The Movie Waffler New Release Review - YARDIE | The Movie Waffler

New Release Review - YARDIE

yardie film review
Hiding out in London, a Jamaican gangster comes face to face with his brother's killer.







Review by Eric Hillis

Directed by: Idris Elba

Starring: Stephen Graham, Aml Ameen, Shantol Jackson, Sheldon Shepherd, Everaldo Creary

yardie film poster


Idris Elba's directorial debut, an adaptation of Victor Headley's cult novel Yardie, takes its name from the slang term used to describe members of the Jamaican diaspora, or in this context, those predisposed to criminal activity.

The titular Yardie here is Dennis (Aml Ameen), a young Jamaican native who grows up to become the right hand man of Kingston kingpin King Fox (Sheldon Shepherd) after witnessing the gunning down of his older brother, a DJ known as Jerry Dread (Everaldo Creary). When Dennis issues a beating to a rival gangster, King Fox packs him off to London with a brick of cocaine to be delivered to Rico (Stephen Graham), a white Jamaican gangster based in the UK capital.

yardie film review

Annoyed at cokehead Rico's disrespectful attitude, Dennis decides to scarper with the coke, holing up at the council estate home of his childhood sweetheart Yvonne (Shantol Jackson) and recruiting a trio of local street kids to turn his cocaine into cash. While attempting to evade Rico and his crew, Dennis stumbles across the man who fired the bullet that cost Jerry his life.

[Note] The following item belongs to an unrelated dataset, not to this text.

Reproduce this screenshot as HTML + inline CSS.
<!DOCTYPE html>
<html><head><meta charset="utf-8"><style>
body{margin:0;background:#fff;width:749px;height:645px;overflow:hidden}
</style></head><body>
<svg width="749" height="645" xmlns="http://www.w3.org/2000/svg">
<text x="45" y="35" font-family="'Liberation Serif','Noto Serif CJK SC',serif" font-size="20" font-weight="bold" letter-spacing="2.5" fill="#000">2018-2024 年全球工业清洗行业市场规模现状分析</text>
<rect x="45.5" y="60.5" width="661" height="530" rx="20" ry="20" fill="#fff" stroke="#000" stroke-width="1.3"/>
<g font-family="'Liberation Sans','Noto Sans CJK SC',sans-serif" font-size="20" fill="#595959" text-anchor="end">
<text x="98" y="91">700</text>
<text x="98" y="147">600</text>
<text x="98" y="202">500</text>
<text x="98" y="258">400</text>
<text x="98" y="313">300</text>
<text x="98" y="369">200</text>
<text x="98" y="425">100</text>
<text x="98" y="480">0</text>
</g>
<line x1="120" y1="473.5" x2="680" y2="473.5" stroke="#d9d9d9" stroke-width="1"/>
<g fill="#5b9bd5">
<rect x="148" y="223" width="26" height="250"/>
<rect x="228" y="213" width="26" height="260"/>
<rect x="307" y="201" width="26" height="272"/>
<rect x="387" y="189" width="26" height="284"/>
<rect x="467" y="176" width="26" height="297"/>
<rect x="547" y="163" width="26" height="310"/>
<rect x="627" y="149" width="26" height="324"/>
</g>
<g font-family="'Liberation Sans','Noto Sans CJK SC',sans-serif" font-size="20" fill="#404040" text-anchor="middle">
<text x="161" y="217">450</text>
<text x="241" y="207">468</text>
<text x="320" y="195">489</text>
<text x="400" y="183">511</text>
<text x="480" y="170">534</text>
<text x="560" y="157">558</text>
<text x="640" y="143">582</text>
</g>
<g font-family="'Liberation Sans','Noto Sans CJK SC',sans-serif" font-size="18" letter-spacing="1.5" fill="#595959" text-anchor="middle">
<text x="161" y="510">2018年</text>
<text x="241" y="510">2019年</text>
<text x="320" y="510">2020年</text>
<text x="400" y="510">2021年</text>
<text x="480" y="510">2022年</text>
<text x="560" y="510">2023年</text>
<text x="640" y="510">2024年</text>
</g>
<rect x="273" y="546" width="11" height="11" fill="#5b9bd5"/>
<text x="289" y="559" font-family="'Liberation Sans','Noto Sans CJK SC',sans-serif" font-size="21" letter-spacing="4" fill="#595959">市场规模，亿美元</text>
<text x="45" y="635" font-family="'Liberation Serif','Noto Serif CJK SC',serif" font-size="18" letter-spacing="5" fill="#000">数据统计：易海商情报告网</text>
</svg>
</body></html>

When actors pick up the director's megaphone, the result is usually a film more focussed on performances than visual storytelling, and that's the case with Elba's debut. His movie's strongest point is the impressive work done by an ensemble of relatively unknown Black British performers, with Ameen and Jackson the standouts. Where it suffers is in Elba's stiff storytelling, which relies too much on a voiceover narration employed as a cheap shortcut to create the tension and atmosphere lacking in Elba's functional, TV-like direction.

yardie film review

Yardie's early Jamaican set portions are falsely promising, portraying a world that hasn't been covered in film in such detail since Jamaican filmmaker Perry Henzell's cult 1972 drama The Harder They Come. The backdrop of the island adds a production value that disappears when the action transfers to the drab concrete jungle of 1980s London.

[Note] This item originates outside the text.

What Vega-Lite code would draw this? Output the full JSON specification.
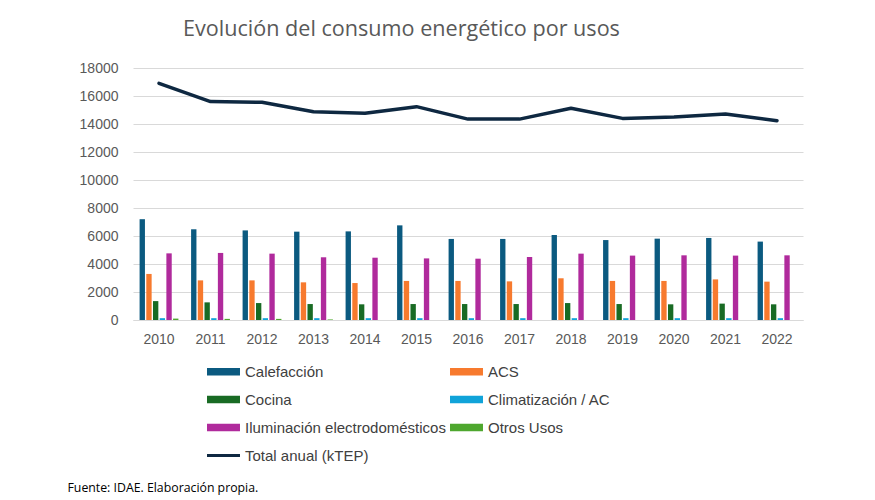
{
  "$schema": "https://vega.github.io/schema/vega-lite/v6.json",
  "width": 670,
  "height": 252,
  "autosize": {"type": "none"},
  "padding": {"left": 133, "top": 68, "right": 72, "bottom": 180},
  "background": "white",
  "config": {
    "view": {"stroke": null},
    "font": "Liberation Sans",
    "axisY": {
      "title": null,
      "values": [0, 2000, 4000, 6000, 8000, 10000, 12000, 14000, 16000, 18000],
      "format": "d",
      "grid": true,
      "gridColor": "#d9d9d9",
      "domain": false,
      "ticks": false,
      "labelPadding": 15,
      "labelFontSize": 14,
      "labelColor": "#595959",
      "labelOverlap": false
    }
  },
  "title": {
    "text": "Evolución del consumo energético por usos",
    "anchor": "start",
    "frame": "group",
    "dx": 50,
    "offset": 20,
    "fontSize": 21.6,
    "font": "Open Sans",
    "fontWeight": "normal",
    "color": "#595959"
  },
  "datasets": {
    "bars": [
      {"year": "2010", "uso": "Calefacción", "value": 7200},
      {"year": "2010", "uso": "ACS", "value": 3290},
      {"year": "2010", "uso": "Cocina", "value": 1350},
      {"year": "2010", "uso": "Climatización / AC", "value": 130},
      {"year": "2010", "uso": "Iluminación electrodomésticos", "value": 4760},
      {"year": "2010", "uso": "Otros Usos", "value": 100},
      {"year": "2011", "uso": "Calefacción", "value": 6480},
      {"year": "2011", "uso": "ACS", "value": 2830},
      {"year": "2011", "uso": "Cocina", "value": 1260},
      {"year": "2011", "uso": "Climatización / AC", "value": 130},
      {"year": "2011", "uso": "Iluminación electrodomésticos", "value": 4790},
      {"year": "2011", "uso": "Otros Usos", "value": 80},
      {"year": "2012", "uso": "Calefacción", "value": 6400},
      {"year": "2012", "uso": "ACS", "value": 2830},
      {"year": "2012", "uso": "Cocina", "value": 1210},
      {"year": "2012", "uso": "Climatización / AC", "value": 130},
      {"year": "2012", "uso": "Iluminación electrodomésticos", "value": 4740},
      {"year": "2012", "uso": "Otros Usos", "value": 80},
      {"year": "2013", "uso": "Calefacción", "value": 6310},
      {"year": "2013", "uso": "ACS", "value": 2690},
      {"year": "2013", "uso": "Cocina", "value": 1140},
      {"year": "2013", "uso": "Climatización / AC", "value": 130},
      {"year": "2013", "uso": "Iluminación electrodomésticos", "value": 4480},
      {"year": "2013", "uso": "Otros Usos", "value": 40},
      {"year": "2014", "uso": "Calefacción", "value": 6330},
      {"year": "2014", "uso": "ACS", "value": 2640},
      {"year": "2014", "uso": "Cocina", "value": 1120},
      {"year": "2014", "uso": "Climatización / AC", "value": 130},
      {"year": "2014", "uso": "Iluminación electrodomésticos", "value": 4450},
      {"year": "2014", "uso": "Otros Usos", "value": 0},
      {"year": "2015", "uso": "Calefacción", "value": 6760},
      {"year": "2015", "uso": "ACS", "value": 2790},
      {"year": "2015", "uso": "Cocina", "value": 1140},
      {"year": "2015", "uso": "Climatización / AC", "value": 130},
      {"year": "2015", "uso": "Iluminación electrodomésticos", "value": 4400},
      {"year": "2015", "uso": "Otros Usos", "value": 0},
      {"year": "2016", "uso": "Calefacción", "value": 5790},
      {"year": "2016", "uso": "ACS", "value": 2790},
      {"year": "2016", "uso": "Cocina", "value": 1140},
      {"year": "2016", "uso": "Climatización / AC", "value": 130},
      {"year": "2016", "uso": "Iluminación electrodomésticos", "value": 4380},
      {"year": "2016", "uso": "Otros Usos", "value": 0},
      {"year": "2017", "uso": "Calefacción", "value": 5790},
      {"year": "2017", "uso": "ACS", "value": 2760},
      {"year": "2017", "uso": "Cocina", "value": 1140},
      {"year": "2017", "uso": "Climatización / AC", "value": 130},
      {"year": "2017", "uso": "Iluminación electrodomésticos", "value": 4500},
      {"year": "2017", "uso": "Otros Usos", "value": 0},
      {"year": "2018", "uso": "Calefacción", "value": 6070},
      {"year": "2018", "uso": "ACS", "value": 2980},
      {"year": "2018", "uso": "Cocina", "value": 1210},
      {"year": "2018", "uso": "Climatización / AC", "value": 130},
      {"year": "2018", "uso": "Iluminación electrodomésticos", "value": 4740},
      {"year": "2018", "uso": "Otros Usos", "value": 0},
      {"year": "2019", "uso": "Calefacción", "value": 5710},
      {"year": "2019", "uso": "ACS", "value": 2790},
      {"year": "2019", "uso": "Cocina", "value": 1140},
      {"year": "2019", "uso": "Climatización / AC", "value": 130},
      {"year": "2019", "uso": "Iluminación electrodomésticos", "value": 4600},
      {"year": "2019", "uso": "Otros Usos", "value": 0},
      {"year": "2020", "uso": "Calefacción", "value": 5810},
      {"year": "2020", "uso": "ACS", "value": 2790},
      {"year": "2020", "uso": "Cocina", "value": 1120},
      {"year": "2020", "uso": "Climatización / AC", "value": 130},
      {"year": "2020", "uso": "Iluminación electrodomésticos", "value": 4620},
      {"year": "2020", "uso": "Otros Usos", "value": 0},
      {"year": "2021", "uso": "Calefacción", "value": 5860},
      {"year": "2021", "uso": "ACS", "value": 2900},
      {"year": "2021", "uso": "Cocina", "value": 1170},
      {"year": "2021", "uso": "Climatización / AC", "value": 130},
      {"year": "2021", "uso": "Iluminación electrodomésticos", "value": 4600},
      {"year": "2021", "uso": "Otros Usos", "value": 0},
      {"year": "2022", "uso": "Calefacción", "value": 5600},
      {"year": "2022", "uso": "ACS", "value": 2740},
      {"year": "2022", "uso": "Cocina", "value": 1120},
      {"year": "2022", "uso": "Climatización / AC", "value": 130},
      {"year": "2022", "uso": "Iluminación electrodomésticos", "value": 4620},
      {"year": "2022", "uso": "Otros Usos", "value": 0}
    ],
    "total": [
      {"year": "2010", "value": 16900},
      {"year": "2011", "value": 15600},
      {"year": "2012", "value": 15550},
      {"year": "2013", "value": 14880},
      {"year": "2014", "value": 14760},
      {"year": "2015", "value": 15240},
      {"year": "2016", "value": 14350},
      {"year": "2017", "value": 14350},
      {"year": "2018", "value": 15120},
      {"year": "2019", "value": 14400},
      {"year": "2020", "value": 14500},
      {"year": "2021", "value": 14710},
      {"year": "2022", "value": 14240}
    ]
  },
  "layer": [
    {
      "data": {"name": "bars"},
      "mark": {"type": "bar"},
      "encoding": {
        "x": {
          "field": "year",
          "type": "nominal",
          "scale": {"paddingInner": 0.22, "paddingOuter": 0.115},
          "axis": {
            "title": "Fuente: IDAE. Elaboración propia.",
            "titleAnchor": "start",
            "titleAlign": "left",
            "titleX": -66,
            "titleY": 167,
            "titleBaseline": "middle",
            "titleFontSize": 12.3,
            "titleFont": "Open Sans",
            "titleFontWeight": "normal",
            "titleColor": "#000000",
            "labelAngle": 0,
            "labelFontSize": 14,
            "labelColor": "#595959",
            "labelPadding": 12,
            "ticks": false,
            "domainColor": "#d9d9d9"
          }
        },
        "xOffset": {
          "field": "uso",
          "type": "nominal",
          "sort": ["Calefacción", "ACS", "Cocina", "Climatización / AC", "Iluminación electrodomésticos", "Otros Usos"],
          "scale": {"paddingInner": 0.2, "paddingOuter": 0.1}
        },
        "y": {
          "field": "value",
          "type": "quantitative",
          "scale": {"domain": [0, 18000]},
          "axis": {"title": null}
        },
        "color": {
          "field": "uso",
          "type": "nominal",
          "scale": {
            "domain": ["Calefacción", "ACS", "Cocina", "Climatización / AC", "Iluminación electrodomésticos", "Otros Usos", "Total anual (kTEP)"],
            "range": ["#0B5A80", "#F77A2E", "#196B24", "#10A3D9", "#B02A9C", "#4EA72E", "#0E2841"]
          },
          "legend": {
            "title": null,
            "orient": "none",
            "direction": "horizontal",
            "legendX": 83,
            "legendY": 296,
            "columns": 2,
            "padding": 0,
            "symbolType": "M-2,-0.45H2V0.45H-2Z",
            "symbolSize": 272,
            "symbolStrokeWidth": 0,
            "labelOffset": 14,
            "columnPadding": 4,
            "rowPadding": 12,
            "labelFontSize": 15,
            "labelColor": "#404040",
            "labelLimit": 400,
            "encode": {
              "symbols": {
                "update": {
                  "shape": {"signal": "datum.value === 'Total anual (kTEP)' ? 'M-2,0H2' : 'M-2,-0.45H2V0.45H-2Z'"},
                  "fill": {"signal": "datum.value === 'Total anual (kTEP)' ? 'transparent' : scale('color', datum.value)"},
                  "stroke": {"signal": "scale('color', datum.value)"},
                  "strokeWidth": {"signal": "datum.value === 'Total anual (kTEP)' ? 3 : 0"},
                  "opacity": {"value": 1}
                }
              }
            }
          }
        }
      }
    },
    {
      "data": {"name": "total"},
      "mark": {"type": "line", "strokeWidth": 3.5, "strokeCap": "round", "strokeJoin": "round"},
      "encoding": {
        "x": {"field": "year", "type": "nominal"},
        "y": {"field": "value", "type": "quantitative", "scale": {"domain": [0, 18000]}, "axis": {"title": null}},
        "color": {"datum": "Total anual (kTEP)"}
      }
    }
  ]
}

Once the story moves to the UK we're on all too familiar ground, Elba's film quickly becoming indistinguishable from the dozens of British crime movies released every year since Guy Ritchie found success with the format in the late '90s. It doesn't help that while Ameen is a ruggedly charming presence, it's difficult to find any sympathy for Dennis, especially given how he endangers the lives of the woman he claims to love and her young daughter.

yardie film review

While Yardie is for the most part trading in gritty social realism, it morphs into a very different movie every time Graham's Rico commands the screen. His is a character who behaves like he walked in from the set of a far more cartoonish take on London's underworld, and the decision to make him a white man in this otherwise Afro-centric milieu is a puzzling one that makes you wonder if an earlier draft commented on cultural appropriation or the advantage his racial make-up might give him in his criminal dealings.

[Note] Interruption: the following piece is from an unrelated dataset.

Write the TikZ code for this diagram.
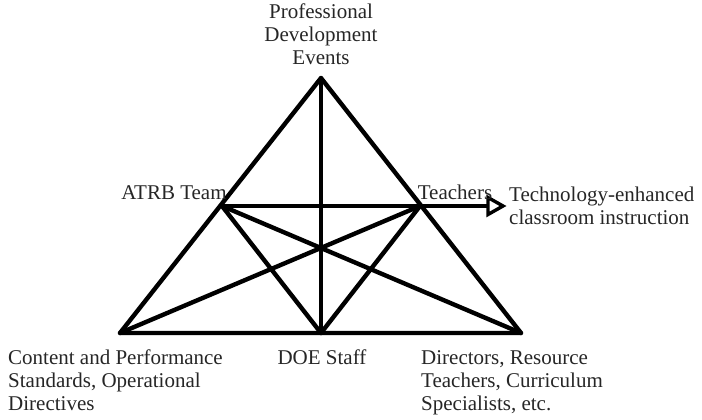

Another disappointing element of Elba's debut is the lack of time devoted to the 'soundclash' DJing culture that exploded in West Indian communities in London during the '80s. The young wannabe gangsters in Dennis's employ are involved in crime to pay for DJing equipment, but aside from a few dancefloor shots, that's as far as Elba delves. DJing is one of those cultures that's never been portrayed in any realistic fashion on screen, and with Elba himself heavily involved in the world of turntablism, it feels like a missed opportunity to shine a light on a misunderstood craft.

Yardie is in UK/ROI cinemas August 31st.